There is so much one can learn about a city by seeing it through the eyes of another person – and this is what happened on Sunday when people gathered at the Arts Council on the third and last day of the Karachi conference to watch five short films and documentaries highlighting Karachi’s residents and heritage.
The film screenings were followed by a panel discussion with the films’ directors and producers, other panelists, included Nosheen Ali, assistant professor at Habib University, Sabeen Mahmud, Rumman Zia of Cineaste One, a non-profit organisation and Dr Framji Minwalla from the Institute of Business Administration.
Ali started the discussion with a short film titled City By The Sea, one of the longest films of the day, it focused on land issues and mangroves along the city’s coast.
“I think the narrative of the film was counterproductive to the issues being highlighted,” said Ali.
“The very idea of dealing with up to 50 issues at a time did injustice to the cause.” Minwalla, on the other hand, praised the efforts of the amateur film maker, and added that the films presented during the session were definitely taking a giant leap forward from what he had seen in the past. The panelists then proceeded to discuss Dil To Bacha Hai, which was appreciated by the audience and panelists.
Zia commented on the wide array of demographics in the film from katchi abadis to posh localities. “Film-making is like a marriage between an idea and technology,” said Zia. “This film was definitely a good beginning if viewed from the perspective of the idea itself.” Ali said that she liked the angles the film was shot at, adding that she could see exactly what was being taught in film school as it was reflected in the film.

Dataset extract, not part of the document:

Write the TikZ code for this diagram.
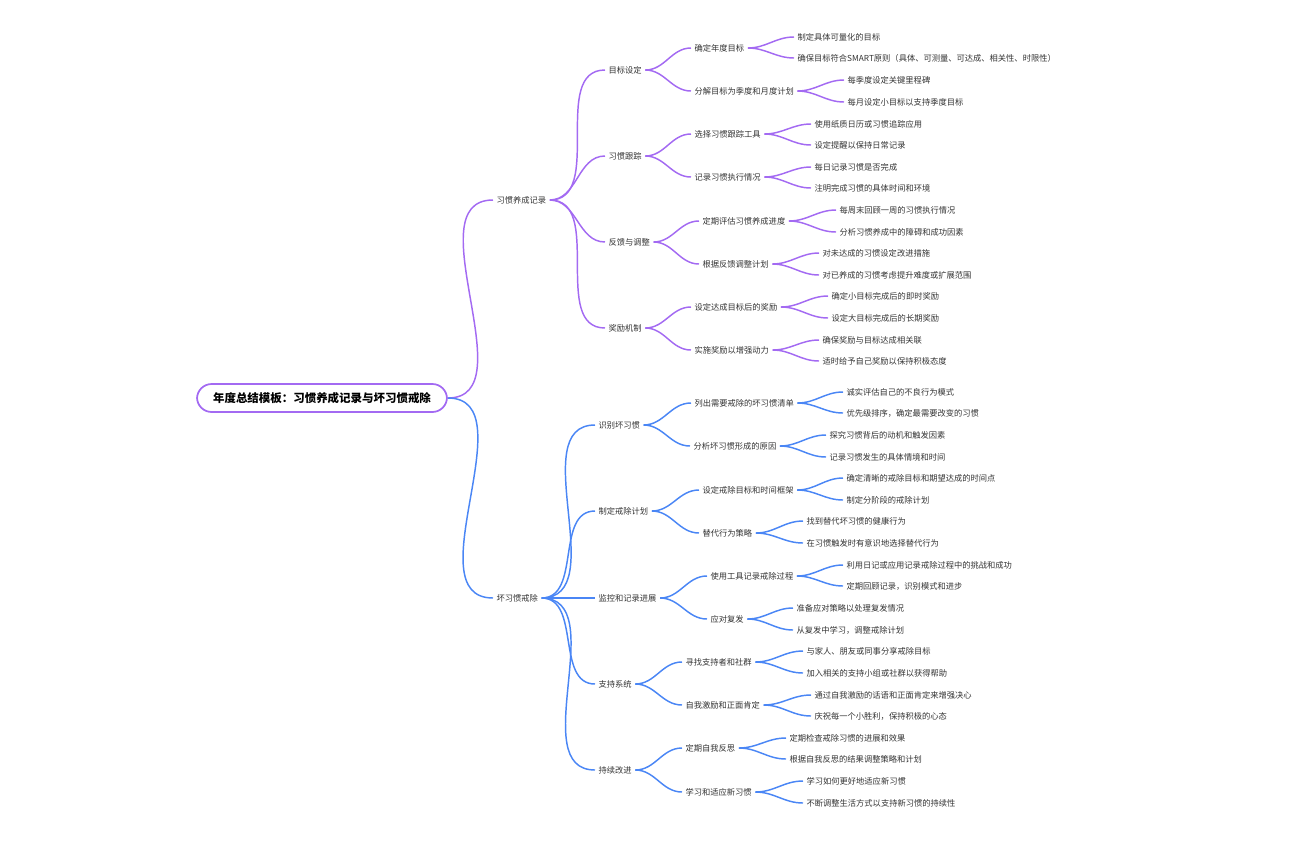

Kurrachee, a short-film which aimed at showing the good side of Karachi raised a lot of questions from the panelists. Sabeem Mahmud of The Second Floor and Peace Niche, asked the director why he had decided to title the film Kurrachee.
Ali Hakim, the director, said that it had a lot to do with how it was pronounced and spelled in dictionaries worldwide. The film was a hit with everyone, even Zia who said that, he really enjoyed the way the film was made.
After Kurrachee, the panel moved on to A Pakhtun Memory. Ali asked the director why the film was filmed secretly. The director, Yaminay Chaudhri, explained that it would have been impossible for her and her team to work in an area like Shireen Jinnah Colony if someone knew what was going on.
One of the shortest films of the session was The Lost Jewish Garden. It was met with a general dissatisfaction among the panelist for being very short. Mahmud commented on the lack of an emotional link between the protagonist and the movie, adding that one could not help but wonder why he was there. Ali talked about wanting to know more about the people buried there. The director, Fahad Shaikh, explained the historical significance of the Jewish graveyard as the first mayor of Karachi, Jamshed Nusserwanji Mehta, is buried there. Zia appreciated the concept behind the film, adding that he never knew that there was a Jewish graveyard in Karachi.
Published in The Express Tribune, November 24th, 2014.